Nissan CEO Carlos Ghosn presenting at company annual meeting, Yokohama, Jun 2015
One day after Nissan accused former CEO and current Chairman Carlos Ghosn of misconduct that involved alleged misuse of company funds and understating his income for years, Renault announced it would temporarily replace the embattled executive pending further investigation.
Ghosn has also served as chairman of automakers Renault, Mitsubishi, and Nissan separately, CEO of Renault, and chairman and CEO of an alliance among the three, although his roles at all may be in doubt after this week. After an emergency meeting Tuesday, Renault announced that independent director Phillippe Lagayette would take over as interim chairman for the automaker and Chief Operating Officer Thierry Bollore will take over as interim CEO. The automaker stopped short of ousting Ghosn at its meeting, according to Reuters.
Ghosn’s long legacy as Nissan’s savior and cost-cutter-in-chief has quickly unraveled over the past 24 hours.

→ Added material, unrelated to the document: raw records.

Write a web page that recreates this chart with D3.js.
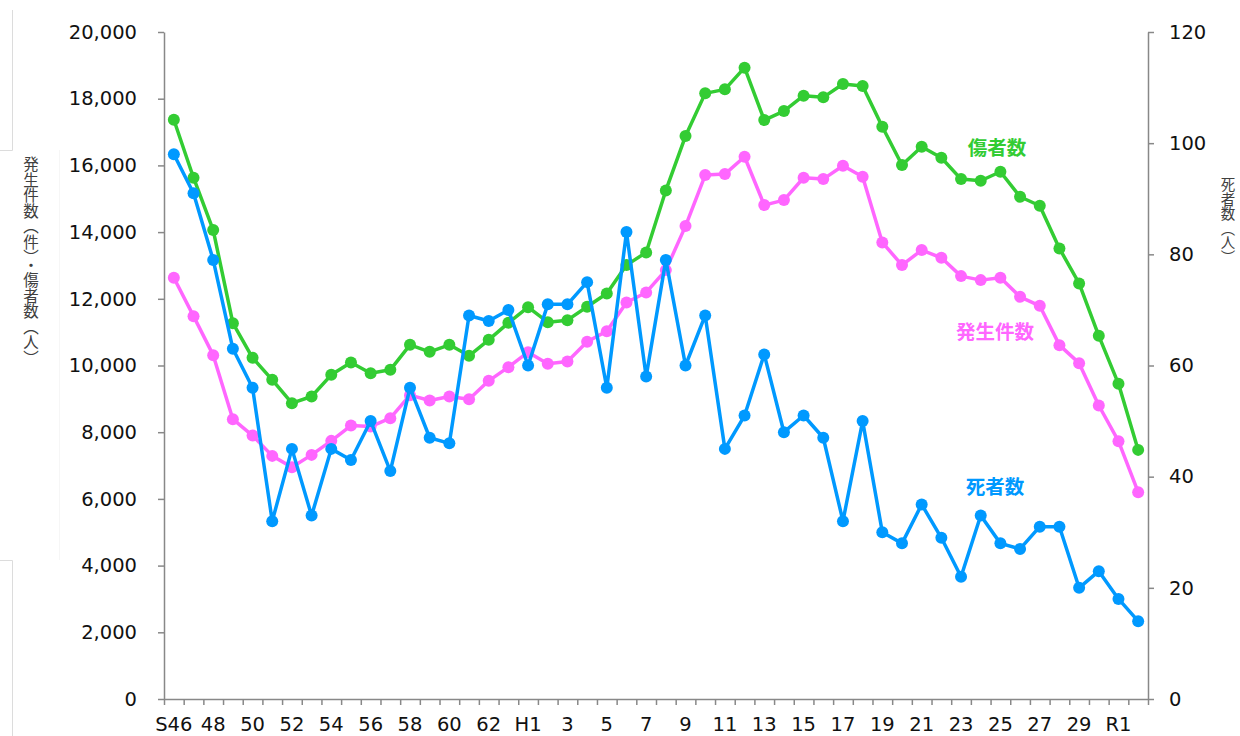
<!DOCTYPE html>
<html lang="ja">
<head>
<meta charset="utf-8">
<script src="https://cdn.jsdelivr.net/npm/d3@7"></script>
<style>
  body { margin: 0; background: #fff; }
  svg { display: block; }
</style>
</head>
<body>
<svg id="chart"></svg>
<script>
// Categories: fiscal years S46 (1971) .. R2 (2020)
const categories = [
  "S46","S47","S48","S49","S50","S51","S52","S53","S54","S55","S56","S57","S58","S59","S60","S61","S62","S63",
  "H1","H2","H3","H4","H5","H6","H7","H8","H9","H10","H11","H12","H13","H14","H15","H16","H17","H18","H19","H20",
  "H21","H22","H23","H24","H25","H26","H27","H28","H29","H30","R1","R2"
];
// labels shown under every other category
const tickLabels = ["S46","48","50","52","54","56","58","60","62","H1","3","5","7","9","11","13","15","17","19","21","23","25","27","29","R1"];

// 傷者数 (left axis)
const injured = [
  17370,15630,14060,11270,10230,9570,8870,9070,9720,10090,9770,9870,10620,10410,10620,10290,10770,11280,
  11750,11300,11360,11760,12160,13010,13390,15250,16880,18160,18280,18930,17360,17630,18090,18040,18440,18380,
  17160,16010,16560,16230,15590,15540,15810,15060,14790,13510,12460,10890,9450,7470
];
// 発生件数 (left axis)
const accidents = [
  12630,11480,10310,8390,7900,7290,6950,7320,7740,8200,8170,8420,9110,8950,9070,8990,9540,9950,
  10400,10050,10120,10710,11030,11890,12190,12860,14180,15710,15740,16260,14810,14960,15630,15590,15990,15660,
  13690,13010,13460,13230,12680,12560,12630,12060,11790,10610,10070,8800,7730,6200
];
// 死者数 (right axis)
const deaths = [
  98,91,79,63,56,32,45,33,45,43,50,41,56,47,46,69,68,70,
  60,71,71,75,56,84,58,79,60,69,45,51,62,48,51,47,32,50,
  30,28,35,29,22,33,28,27,31,31,20,23,18,14
];

const leftTicks = [0,2000,4000,6000,8000,10000,12000,14000,16000,18000,20000];
const rightTicks = [0,20,40,60,80,100,120];

const width = 1240, height = 736;
const margin = {top: 32, right: 92, bottom: 37, left: 164};
const plotW = width - margin.left - margin.right;
const plotH = height - margin.top - margin.bottom;

const colors = {injured: "#33cc33", accidents: "#ff66ff", deaths: "#0099ff"};
const font = "'DejaVu Sans', Verdana, sans-serif";
const jpFont = "'Noto Sans CJK JP', sans-serif";

const svg = d3.select("#chart").attr("width", width).attr("height", height);

// faint frame remnants at the left edge of the original image
const frame = svg.append("g").attr("stroke", "#dcdcdc").attr("stroke-width", 1).attr("fill", "none");
frame.append("path").attr("d", "M12.5,10V150.5H0");
frame.append("path").attr("d", "M0,560.5H12.5V736");
frame.append("path").attr("d", "M59.5,150V560").attr("stroke", "#f6f6f6");

const chart = svg.append("g").attr("transform", `translate(${margin.left},${margin.top})`);

const x = d3.scaleBand().domain(d3.range(categories.length)).range([0, plotW]);
const xEdge = d3.scaleLinear().domain([0, categories.length]).range([0, plotW]);
const yLeft = d3.scaleLinear().domain([0, 20000]).range([plotH, 0]);
const yRight = d3.scaleLinear().domain([0, 120]).range([plotH, 0]);
const cx = i => x(i) + x.bandwidth() / 2;

function styleAxis(g) {
  g.select(".domain").attr("stroke", "#888").attr("stroke-width", 1.5);
  g.selectAll(".tick line").attr("stroke", "#888").attr("stroke-width", 1.5);
  g.selectAll("text").attr("font-family", font).attr("font-size", "19.5px").attr("fill", "#111");
}

// left axis
chart.append("g")
    .call(d3.axisLeft(yLeft).tickValues(leftTicks).tickFormat(d3.format(",")).tickSize(6).tickPadding(21).tickSizeOuter(0))
    .call(styleAxis);

// right axis
chart.append("g")
    .attr("transform", `translate(${plotW},0)`)
    .call(d3.axisRight(yRight).tickValues(rightTicks).tickSize(6).tickPadding(15).tickSizeOuter(0))
    .call(styleAxis);

// x axis: ticks on category boundaries
chart.append("g")
    .attr("transform", `translate(0,${plotH})`)
    .call(d3.axisBottom(xEdge).tickValues(d3.range(categories.length + 1)).tickFormat("").tickSize(6).tickSizeOuter(0))
    .call(styleAxis);

// x labels at every other category centre
chart.append("g")
    .attr("transform", `translate(0,${plotH})`)
    .call(d3.axisBottom(x)
        .tickValues(d3.range(0, categories.length, 2))
        .tickFormat((d, i) => tickLabels[i])
        .tickSize(0).tickPadding(18))
    .call(styleAxis)
    .call(g => g.select(".domain").remove());

// series
const series = [
  {key: "injured", values: injured, y: yLeft},
  {key: "accidents", values: accidents, y: yLeft},
  {key: "deaths", values: deaths, y: yRight}
];

series.forEach(s => {
  const line = d3.line().x((d, i) => cx(i)).y(d => s.y(d));
  const g = chart.append("g");
  g.append("path")
      .datum(s.values)
      .attr("fill", "none")
      .attr("stroke", colors[s.key])
      .attr("stroke-width", 3.5)
      .attr("stroke-linejoin", "round")
      .attr("d", line);
  g.selectAll("circle")
      .data(s.values)
    .join("circle")
      .attr("cx", (d, i) => cx(i))
      .attr("cy", d => s.y(d))
      .attr("r", 6)
      .attr("fill", colors[s.key]);
});

// series labels
const labels = [
  {text: "傷者数", key: "injured", x: 997, y: 146},
  {text: "発生件数", key: "accidents", x: 995, y: 330},
  {text: "死者数", key: "deaths", x: 995, y: 485}
];
svg.selectAll(".series-label")
    .data(labels)
  .join("text")
    .attr("class", "series-label")
    .attr("x", d => d.x)
    .attr("y", d => d.y)
    .attr("text-anchor", "middle")
    .attr("dominant-baseline", "central")
    .attr("font-family", jpFont)
    .attr("font-weight", "bold")
    .attr("font-size", "19.5px")
    .attr("fill", d => colors[d.key])
    .text(d => d.text);

// axis titles (vertical writing)
svg.append("text")
    .attr("x", 31)
    .attr("y", 261)
    .attr("text-anchor", "middle")
    .style("writing-mode", "vertical-rl")
    .attr("font-family", jpFont)
    .attr("font-size", "15.5px")
    .attr("fill", "#404040")
    .text("発生件数（件）・傷者数（人）");

svg.append("text")
    .attr("x", 1228)
    .attr("y", 221)
    .attr("text-anchor", "middle")
    .style("writing-mode", "vertical-rl")
    .attr("font-family", jpFont)
    .attr("font-size", "14.5px")
    .attr("fill", "#404040")
    .text("死者数（人）");
</script>
</body>
</html>
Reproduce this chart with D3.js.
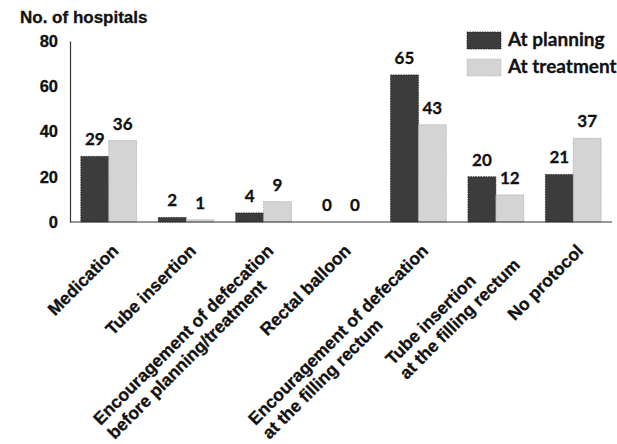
<!DOCTYPE html>
<html><head><meta charset="utf-8">
<script src="https://cdn.jsdelivr.net/npm/d3@7"></script>
<style>body{margin:0;background:#fff}</style>
</head><body>
<svg id="c" width="617" height="444"></svg>
<script>
const categories = ["Medication", "Tube insertion", "Encouragement of defecation\nbefore planning/treatment", "Rectal balloon", "Encouragement of defecation\nat the filling rectum", "Tube insertion\nat the filling rectum", "No protocol"];
const seriesNames = ["At planning", "At treatment"];
const atPlanning = [29, 2, 4, 0, 65, 20, 21];
const atTreatment = [36, 1, 9, 0, 43, 12, 37];
const yTicks = [0, 20, 40, 60, 80];
const yTitle = "No. of hospitals";

const series = [atPlanning, atTreatment];
const colors = ["#3c3c3c", "#d4d4d4"];
const svg = d3.select("#c");
const X0 = 70, X1 = 612, YT = 41, YB = 222;

const x = d3.scaleBand().domain(categories.map((d, i) => i)).range([X0, X1]).paddingInner(0.28).paddingOuter(0.14);
const xs = d3.scaleBand().domain(seriesNames).range([0, x.bandwidth()]);
const y = d3.scaleLinear().domain([0, 80]).range([YB, YT]);

const armFont = "'Liberation Sans', Arial, sans-serif";
const calFont = "Lato, 'Open Sans', sans-serif";

// title
svg.append("text").attr("x", 20).attr("y", 23).attr("font-family", armFont).attr("font-weight", "bold")
  .attr("font-size", 17).attr("fill", "#111").attr("stroke", "#111").attr("stroke-width", 0.3).text(yTitle);

// y axis
const yAxis = d3.axisLeft(y).tickValues(yTicks).tickSize(0).tickPadding(12);
const ya = svg.append("g").attr("transform", `translate(${X0},0)`).call(yAxis);
ya.select(".domain").attr("stroke", "#333").attr("stroke-width", 1.2);
ya.selectAll("text").attr("font-family", armFont).attr("font-weight", "bold").attr("font-size", 16.5)
  .attr("fill", "#111").attr("stroke", "#111").attr("stroke-width", 0.3);

// bars
const groups = svg.append("g").selectAll("g").data(categories).join("g")
  .attr("transform", (d, i) => `translate(${x(i)},0)`);
seriesNames.forEach((s, si) => {
  groups.append("rect")
    .attr("x", xs(s)).attr("width", xs.bandwidth())
    .attr("y", (d, i) => y(series[si][i])).attr("height", (d, i) => YB - y(series[si][i]))
    .attr("fill", colors[si]).attr("stroke", si === 0 ? "#222" : "#aaa").attr("stroke-width", 0.8)
    .attr("stroke-dasharray", "1.5,1");
  groups.append("text")
    .attr("x", xs(s) + xs.bandwidth() / 2).attr("y", (d, i) => y(series[si][i]) - 11)
    .attr("text-anchor", "middle").attr("font-family", calFont).attr("font-weight", "bold")
    .attr("font-size", 17).attr("fill", "#111").attr("stroke", "#111").attr("stroke-width", 0.3)
    .text((d, i) => series[si][i]);
});

// x axis line
svg.append("line").attr("x1", X0).attr("x2", X1).attr("y1", YB).attr("y2", YB)
  .attr("stroke", "#333").attr("stroke-width", 1.2);

// category labels (rotated -45, lines start-aligned, block top-right corner at tick)
const fs = 17.5, lh = 20;
categories.forEach((c, i) => {
  const g = svg.append("g").attr("transform", `translate(${x(i) + x.bandwidth() / 2 + 2},243) rotate(-45)`);
  const lines = c.split("\n");
  const ts = lines.map((l, li) => g.append("text").attr("y", fs * 0.72 + li * lh)
    .attr("font-family", armFont).attr("font-weight", "bold").attr("font-size", fs)
    .attr("fill", "#111").attr("stroke", "#111").attr("stroke-width", 0.3).text(l));
  const W = d3.max(ts, t => t.node().getComputedTextLength());
  ts.forEach(t => t.attr("x", -W));
});

// legend
const lg = svg.append("g");
seriesNames.forEach((s, si) => {
  lg.append("rect").attr("x", 467).attr("y", 32 + si * 27).attr("width", 34).attr("height", 17)
    .attr("fill", colors[si]).attr("stroke", si === 0 ? "#222" : "#bbb").attr("stroke-width", 0.8)
    .attr("stroke-dasharray", "1.5,1");
  lg.append("text").attr("x", 508).attr("y", 46 + si * 27).attr("font-family", calFont).attr("font-weight", "bold")
    .attr("font-size", 19).attr("fill", "#111").attr("stroke", "#111").attr("stroke-width", 0.3).text(s);
});
</script>
</body></html>
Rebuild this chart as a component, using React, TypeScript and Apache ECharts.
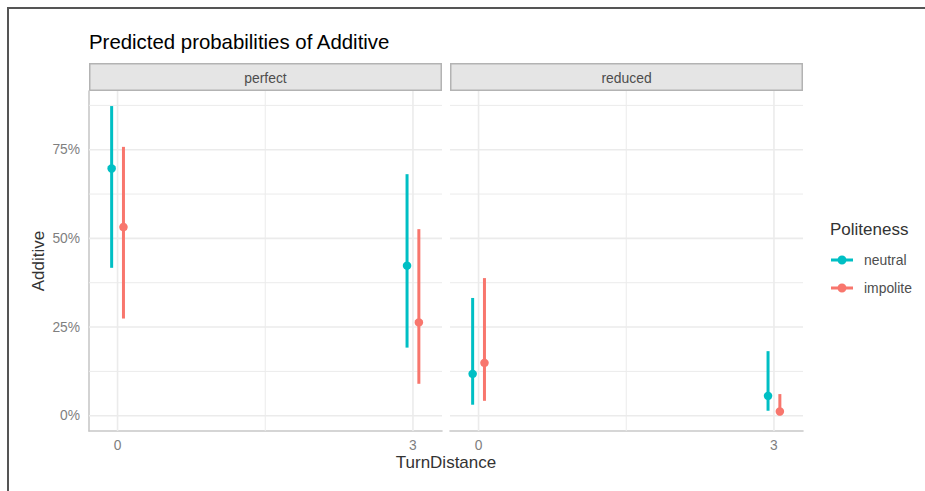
import React, { useEffect, useRef } from "react";
import * as echarts from "echarts";

const turnDistance = [0, 3];
const facets = ["perfect", "reduced"];
const groups = ["neutral", "impolite"];
const groupColors = ["#00BFC4", "#F8766D"];

const perfectNeutralEst = [0.697, 0.423];
const perfectNeutralLow = [0.417, 0.192];
const perfectNeutralHigh = [0.873, 0.681];
const perfectImpoliteEst = [0.532, 0.263];
const perfectImpoliteLow = [0.274, 0.09];
const perfectImpoliteHigh = [0.758, 0.526];
const reducedNeutralEst = [0.118, 0.056];
const reducedNeutralLow = [0.031, 0.014];
const reducedNeutralHigh = [0.332, 0.182];
const reducedImpoliteEst = [0.149, 0.012];
const reducedImpoliteLow = [0.042, 0.002];
const reducedImpoliteHigh = [0.388, 0.061];

const yMajorTicks = [0, 0.25, 0.5, 0.75];
const yMinorTicks = [0.125, 0.375, 0.625, 0.875];
const xMajorTicks = [0, 3];
const xMinorTicks = [1.5];

const FONT = "'Liberation Sans', Arial, Helvetica, sans-serif";
const DODGE = [-0.06, 0.06];

const facetData = [
  [
    { est: perfectNeutralEst, low: perfectNeutralLow, high: perfectNeutralHigh },
    { est: perfectImpoliteEst, low: perfectImpoliteLow, high: perfectImpoliteHigh },
  ],
  [
    { est: reducedNeutralEst, low: reducedNeutralLow, high: reducedNeutralHigh },
    { est: reducedImpoliteEst, low: reducedImpoliteLow, high: reducedImpoliteHigh },
  ],
];

const PANEL_LEFT = [89, 450];
const PANEL_W = 353;
const PANEL_TOP = 91;
const PANEL_H = 340;

function gridLines(gi: number, vals: number[], dir: "h" | "v", width: number) {
  return {
    type: "custom",
    xAxisIndex: gi,
    yAxisIndex: gi,
    silent: true,
    z: 1,
    data: vals.map((v) => (dir === "h" ? [0, v] : [v, 0])),
    encode: { x: 0, y: 1 },
    renderItem: (params: any, api: any) => {
      const cs = params.coordSys;
      if (dir === "h") {
        const y = api.coord([0, api.value(1)])[1];
        return {
          type: "line",
          shape: { x1: cs.x, y1: y, x2: cs.x + cs.width, y2: y },
          style: { stroke: "#ebebeb", lineWidth: width },
        };
      }
      const x = api.coord([api.value(0), 0])[0];
      return {
        type: "line",
        shape: { x1: x, y1: cs.y, x2: x, y2: cs.y + cs.height },
        style: { stroke: "#ebebeb", lineWidth: width },
      };
    },
  };
}

export default function App() {
  const ref = useRef<HTMLDivElement>(null);
  useEffect(() => {
    if (!ref.current) return;
    const chart = echarts.init(ref.current, null, { renderer: "svg" });
    const series: any[] = [];
    facets.forEach((_, gi) => {
      series.push(gridLines(gi, yMinorTicks, "h", 1));
      series.push(gridLines(gi, yMajorTicks, "h", 1.6));
      series.push(gridLines(gi, xMinorTicks, "v", 1));
      series.push(gridLines(gi, xMajorTicks, "v", 1.6));
      groups.forEach((g, k) => {
        const d = facetData[gi][k];
        series.push({
          type: "custom",
          name: g + " CI",
          xAxisIndex: gi,
          yAxisIndex: gi,
          silent: true,
          z: 3,
          data: turnDistance.map((t, i) => [t + DODGE[k], d.low[i], d.high[i]]),
          encode: { x: 0, y: [1, 2] },
          renderItem: (params: any, api: any) => {
            const p1 = api.coord([api.value(0), api.value(1)]);
            const p2 = api.coord([api.value(0), api.value(2)]);
            return {
              type: "line",
              shape: { x1: p1[0], y1: p1[1], x2: p2[0], y2: p2[1] },
              style: { stroke: groupColors[k], lineWidth: 3 },
            };
          },
        });
        series.push({
          type: "scatter",
          name: g,
          xAxisIndex: gi,
          yAxisIndex: gi,
          z: 4,
          symbol: "circle",
          symbolSize: 8.5,
          itemStyle: { color: groupColors[k], opacity: 1 },
          data: turnDistance.map((t, i) => [t + DODGE[k], d.est[i]]),
        });
      });
    });

    const legendIcon =
      "path://M0,3 L22,3 L22,6 L0,6 Z M11,0 A4.5,4.5 0 1,1 11,9 A4.5,4.5 0 1,1 11,0 Z";

    const option: any = {
      animation: false,
      backgroundColor: "#ffffff",
      textStyle: { fontFamily: FONT },
      title: [
        {
          text: "Predicted probabilities of Additive",
          left: 89,
          top: 32,
          padding: 0,
          textStyle: { fontSize: 20.4, fontWeight: "normal", color: "#000000", fontFamily: FONT },
        },
        {
          text: "Politeness",
          left: 830,
          top: 221,
          padding: 0,
          textStyle: { fontSize: 17, fontWeight: "normal", color: "#333333", fontFamily: FONT },
        },
      ],
      legend: {
        data: groups,
        orient: "vertical",
        left: 831,
        top: 252,
        padding: 0,
        itemWidth: 22,
        itemHeight: 9,
        itemGap: 12,
        icon: legendIcon,
        selectedMode: false,
        textStyle: { fontSize: 13.9, color: "#4d4d4d", fontFamily: FONT, lineHeight: 16, padding: [0, 0, 0, 6] },
      },
      grid: facets.map((_, gi) => ({
        left: PANEL_LEFT[gi],
        top: PANEL_TOP,
        width: PANEL_W,
        height: PANEL_H,
        containLabel: false,
      })),
      xAxis: facets.map((_, gi) => ({
        type: "value",
        gridIndex: gi,
        min: -0.29,
        max: 3.295,
        axisLine: { show: true, onZero: false, lineStyle: { color: "#c8c8c8", width: 1.6 } },
        axisTick: { show: false },
        splitLine: { show: false },
        axisLabel: {
          customValues: xMajorTicks,
          color: "#7f7f7f",
          fontSize: 13.8,
          fontFamily: FONT,
          margin: 7,
          formatter: (v: number) => String(v),
        },
      })),
      yAxis: facets.map((_, gi) => ({
        type: "value",
        gridIndex: gi,
        min: -0.0431,
        max: 0.9155,
        name: gi === 0 ? "Additive" : "",
        nameLocation: "middle",
        nameGap: 42,
        nameRotate: 90,
        nameTextStyle: { fontSize: 17, color: "#333333", fontFamily: FONT },
        axisLine: { show: gi === 0, onZero: false, lineStyle: { color: "#c8c8c8", width: 1.6 } },
        axisTick: { show: false },
        splitLine: { show: false },
        axisLabel:
          gi === 0
            ? {
                customValues: yMajorTicks,
                color: "#7f7f7f",
                fontSize: 13.8,
                fontFamily: FONT,
                margin: 9,
                formatter: (v: number) => Math.round(v * 100) + "%",
              }
            : { show: false },
      })),
      graphic: [
        {
          type: "rect",
          silent: true,
          z: 100,
          shape: { x: 8, y: 8, width: 1200, height: 1200 },
          style: { fill: "none", stroke: "#555555", lineWidth: 2 },
        },
        ...facets.flatMap((f, gi) => [
          {
            type: "rect",
            silent: true,
            shape: { x: PANEL_LEFT[gi] + 0.75, y: 63.75, width: PANEL_W - 1.5, height: 26.5 },
            style: { fill: "#e5e5e5", stroke: "#b3b3b3", lineWidth: 1.5 },
          },
          {
            type: "text",
            silent: true,
            x: PANEL_LEFT[gi] + PANEL_W / 2,
            y: 77.5,
            style: {
              text: f,
              align: "center",
              verticalAlign: "middle",
              fontSize: 13.9,
              fontFamily: FONT,
              fill: "#4d4d4d",
            },
          },
        ]),
        {
          type: "text",
          silent: true,
          x: (PANEL_LEFT[0] + PANEL_LEFT[1] + PANEL_W) / 2,
          y: 462.5,
          style: {
            text: "TurnDistance",
            align: "center",
            verticalAlign: "middle",
            fontSize: 17,
            fontFamily: FONT,
            fill: "#333333",
          },
        },
      ],
      series,
    };
    chart.setOption(option);
    return () => chart.dispose();
  }, []);
  return (
    <div style={{ position: "absolute", left: 0, top: 0, width: 925, height: 491, overflow: "hidden" }}>
      <div ref={ref} style={{ width: 925, height: 491 }} />
    </div>
  );
}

Nissan released a statement Monday that said an internal investigation revealed that Ghosn, along American board member Greg Kelly, under-reported Ghosn’s income—reportedly up to $44 million—with the Tokyo Stock Exchange. The two also allegedly used company money to purchase millions of dollars worth of properties and renovate homes in Rio, Beirut, Paris, and Amsterdam, according to Bloomberg.
Nissan CEO Carlos Ghosn at 2016 New York Auto Show roundable discussion
Both Kelly and Ghosn were arrested in Japan on Monday. Under Japanese law, prosecutors can hold Ghosn for up to 23 days for questioning. If convicted, the Brazilian-born, French citizen could face 10 years in prison and face millions of dollars in fines, Automotive News (subscription required) reported.
The biggest questions surround Ghosn’s alleged misuse of company money to purchase millions of dollars in properties around the globe with seemingly no ties to official business. Nissan said it began an internal investigation after a whistleblower informed the company of potential wrongdoing.
Now, Ghosn’s legacy and the Renault-Nissan alliance are both in question. The Financial Times reported Ghosn had a plan to merge Nissan and Renault, something the Nissan board had opposed. The French government, Renault’s largest shareholder, announced this week that it would support an alliance, although it’s unclear if that will continue without Ghosn.
The Nissan board is expected to remove Ghosn as chairman Thursday. Mitsubishi said Monday it would move to replace Ghosn as chairman of that company, although it’s unclear when that may happen.